Your right to privacy is a human right.

The Committee on the Rights of the Child is clear that this right still applies online, just like it does everywhere else. Its General Comment 25 details some of the ways in which your right to privacy might be affected online.

Internet access is an essential part of the modern world, and it’s important that your right to privacy is fulfilled in a way that allows you to remain using online spaces. These are the steps we’ve taken – and are taking – to protect that right within our digital channels.

Cookies on our website

Our website uses cookies for various purposes.

Cookies are text files containing small amounts of information which are downloaded to your phone, computer or other device by websites that you visit.

When you first came to our website you’ll have been told it sets one cookie that’s essential for the site to function. This cookie’s called privacy-settings-cookie, and it’s needed to the privacy setting function on our website to work. It will remain on your device for a year.

You’ll also have been told it sets cookies from Open Analytics and Google Analytics to better allow us to understand how people use our site. You can choose to opt-out of setting this cookie on your device. These cookie’s called open-analytics-cookie and will remain on your device for 365 days.

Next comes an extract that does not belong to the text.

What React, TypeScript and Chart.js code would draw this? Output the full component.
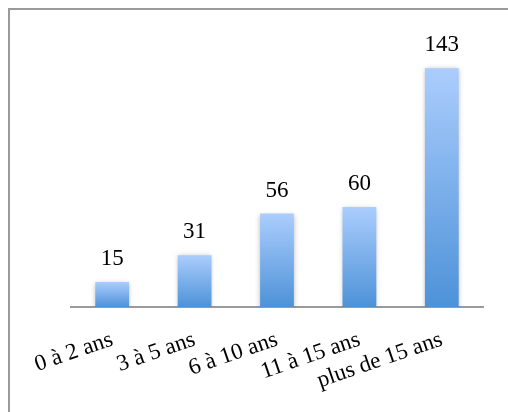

Our website uses the third party service Open Web Analytics to collect information about the ways people behave when they use our site. Some of what that includes is:

  • the places on our site people visit, and how long they visit for,
  • how many people on our site are visiting from Scotland, and
  • how many people read our site on phones, and what kind of phones they use.

This information is then processed in a way that doesn’t identify anyone. We don’t make any attempt to try and find out who any of the individuals who use our site are.

Basis for processing

We rely on article 6(1)(f) of the GDPR to process data for analytics, which allows us to process personal data when it’s necessary for the purposes of our legitimate interests.

In this case, those interests are to improve how our site functions for our users, so that we’re better able to provide advice and information to our users.

Third party cookies

Some content on our website requires us to use the services of another organisation. For example, if we want to put a YouTube video on our website, we’ll need to use YouTube’s services in order to do that.

These other organisations are known as third parties, and often they set cookies of their own. These are known as third party cookies.

Whenever we use a third party service to help us display some content, a warning will appear saying that you’re about to give a third party some of your private information. There’ll be a link to that service’s privacy policy, so you can get an idea if you’re comfortable with providing this.

What our privacy warning looks like over an embedded YouTube video.

We don’t have control over third party cookies

It’s important to know that once you give your personal information to a third party, we can’t control what that third party does with it. They may take more information than you realise, use it in ways you haven’t thought of or give it to organisations you don’t want to have it. For these reasons, it’s important to know how third parties will use your information before you agree to give it to them.

Processing your personal information through web forms

Our website allows you to submit your personal information to us or to a third party for a few different reasons:

  • you can contact us over email using our contact forms. When you do this, your details are sent to our website, then automatically deleted once they’re forwarded to our email server.
  • you can opt into receiving our newsletter, which we send out through the third party Mailchimp. If you opt into our newsletter, then Mailchimp will store your details.

The ICO Age Appropriate Design Code

The Information Commissioner’s Office (ICO) has created an Age-Appropriate Design Code which organisations must keep to so that children’s privacy rights are respected.

Our office isn’t one of the organisations who’s expected to keep to the Code, but we want to do so anyway. The ICO’s Code is founded in the UN Convention of the Rights of the Child and has the best interests of children at its heart― so we think it’s appropriate that we should follow its recommendations.

That will involve:

  • Asking ourselves if our website always keeps the best interests of children as a primary consideration,
  • Making sure we have clear information on our website about potential risks around children’s data protection and privacy, in ways that are appropriate to all age groups,
  • Making sure we never nudge children and young people towards giving up their personal data,
  • Making sure children’s privacy and personal data are still protected on multi-user devices.